A conclusão aqui é dupla. A primeira é que medir o custo da corrupção é tema polêmico e seus resultados são inconclusivos. A segunda é que isto não tem a menor importância. A corrupção é um mal e seu combate é um objetivo meritório em si mesmo; não é preciso descobrir nenhuma funcionalidade para justifica-lo. Aqui cabe a distinção clássica de Kant entre imperativo categórico e imperativo hipotético. O combate à corrupção é um dever moral fundamental e incondicional, que prescinde de justificativa econômica. Não é um meio para se atingir um objetivo; é um objetivo em si mesmo. Acreditar na funcionalidade econômica do combate à corrupção traz ainda um potencial efeito deletério. Pode estimular a crença de que o ajuste fiscal que se procrastina seria indolor. Não será.

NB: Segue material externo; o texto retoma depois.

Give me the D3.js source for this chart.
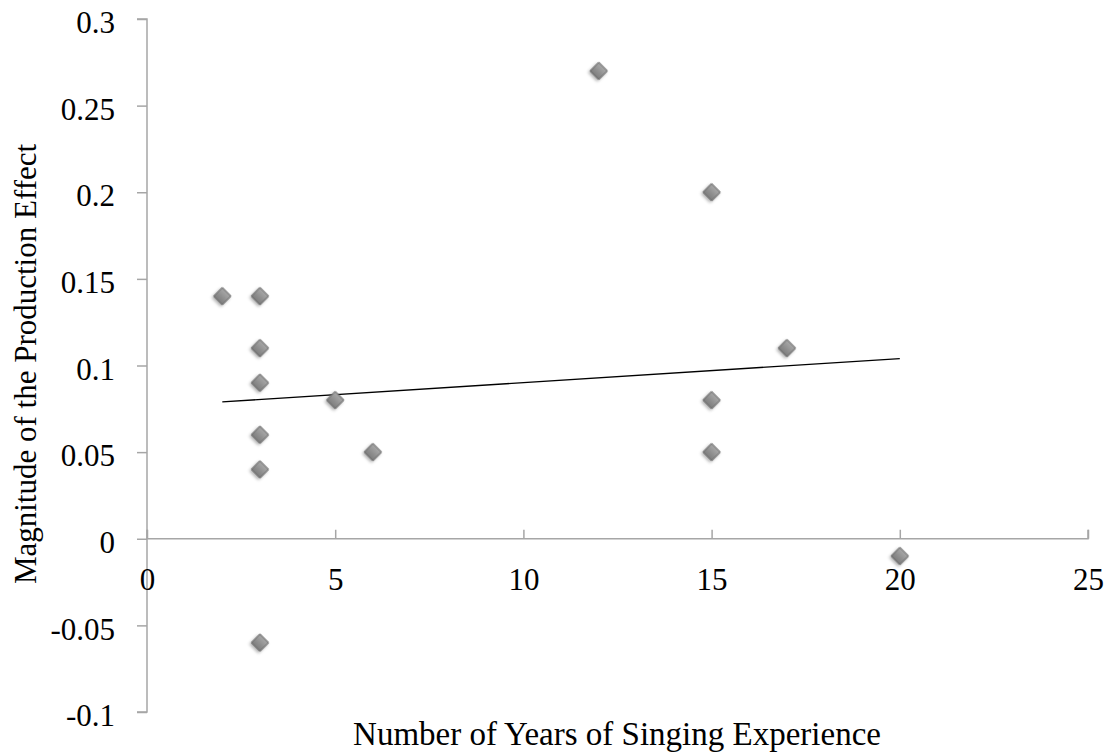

O equacionamento do crescente déficit público exige necessariamente a escolha de perdedores. O equilíbrio das contas do governo exigirá uma engenhosa combinação entre redução de gastos públicos (logo, por definição, de receitas privadas) e aumento de impostos (de novo aqui onerando o setor privado). Não há mágica. A questão – política, por definição – é escolher quem pagará a conta. Grupos beneficiados se articulam para vender a ideia que o problema fiscal pode até ser importante, mas “não é comigo”. Melhor apontar outros candidatos a pagarem a conta do ajuste ou sonhar com a solução idílica de que basta combater a corrupção, os privilégios e o desperdício. Convém não misturar as coisas. Combater a corrupção é urgente, necessário e essencial. Mas o ajuste das contas públicas só virá quando formos capazes de engendrar um novo pacto fiscal, o que, na ausência de uma liderança política incontroversa, parece ainda distante.